Low-dose ionizing radiation is hypothesized to cause childhood cancer. Radon is a decay product of uranium, a naturally occurring element in granitic and metamorphic rocks (Ball et al. 1991;Gillmore et al. 2005; Gunderson 1992). Radon emanates from soil and concentrates inside buildings. Domestic radon is a major natural source of ionizing radiation exposure. Worldwide, radon is estimated to contribute to roughly half of the average annual ionizing radiation dose (Charles 2001). In Switzerland, this figure was estimated to be 60% (Federal Office of Public Health 2011).
Because of the high fat content of red bone marrow, it has been suggested that radon gas doses delivered to this organ may be high enough to damage stem cells (Tong et al. 2012) and increase the risk of childhood leukemia (Richardson 2008). The relationship between radon exposure and childhood leukemia has been addressed in various case–control studies (Cartwright et al. 2002;Kaletsch et al. 1999; Kendall et al. 2013;Lubin et al. 1998;Maged et al. 2000;Raaschou-Nielsen et al. 2008;Steinbuch et al. 1999;Stjernfeldt et al. 1987) and ecological studies (Alexander et al. 1990;Butland et al. 1990;Collman et al. 1991;Evrard et al. 2005, 2006; Foreman et al. 1994; Gilman and Knox 1998;Henshaw et al. 1990; Lucie 1990;Muirhead et al. 1991; Richardson et al. 1995; Thorne et al. 1996a, 1996b). Most of the ecological studies reported an association between childhood leukemia and estimated domestic radon exposure. However, because these were population-level analyses, control for individual-level confounders was not possible. Results of case–control studies have been inconsistent (Laurier et al. 2001; Tong et al. 2012), with some studies reporting an association (Maged et al. 2000;Raaschou-Nielsen et al. 2008) and others not (Cartwright et al. 2002;Kaletsch et al. 1999; Kendall et al. 2013;Lubin et al. 1998;Steinbuch et al. 1999;Stjernfeldt et al. 1987). A recent analysis of a Danish case–control study reported evidence that air pollution from road traffic might enhance the association between radon and childhood leukemia (Bräuner et al. 2012). The authors speculated that attachment of radon decay products to traffic exhaust particles may have been responsible for this observation.

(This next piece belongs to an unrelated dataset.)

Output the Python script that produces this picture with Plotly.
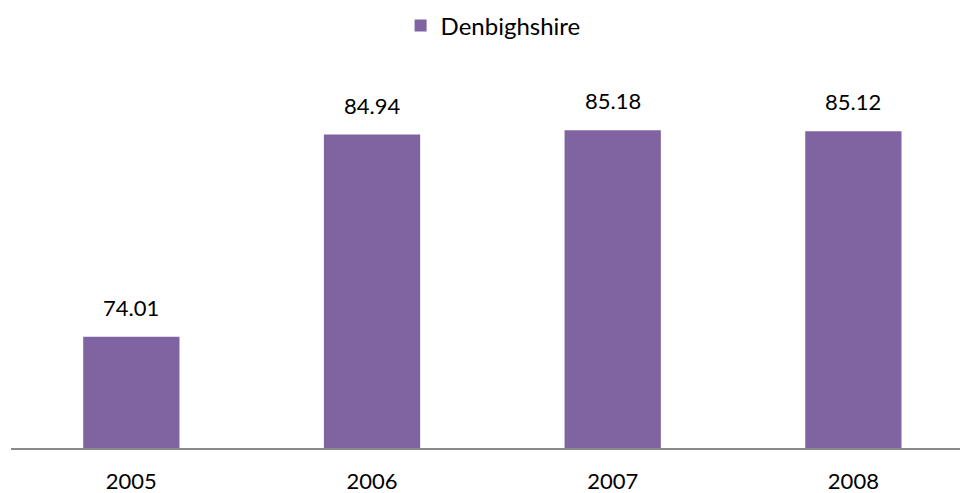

For central nervous system (CNS) tumors, which are almost all found in the brain (McKinney 2005), only a few ecological (Collman et al. 1991;Henshaw et al. 1990; Thorne et al. 1996b) and case–control studies (Cartwright et al. 2002;Kaletsch et al. 1999; Kendall et al. 2013;Raaschou-Nielsen et al. 2008) have been performed, also showing inconsistent results. Ecological studies have suggested an association between domestic radon concentration and CNS tumors (Collman et al. 1991;Henshaw et al. 1990; Thorne et al. 1996b). Two large case–control studies performed in Denmark (Raaschou-Nielsen et al. 2008) and the United Kingdom (Kendall et al. 2013) reported no evidence of an association. In contrast, a German study (Kaletsch et al. 1999) reported elevated risks of CNS tumors associated with radon exposures > 70 Bq/m. However, the association was based on six exposed cases only.
In view of these conflicting results, we conducted a prospective census-based cohort study to investigate whether domestic radon exposure is associated with childhood cancers, particularly leukemia and CNS tumors. In addition, we evaluated whether exposure to traffic-related air pollution [i.e., nitrogen dioxide (NO2)] might modify associations.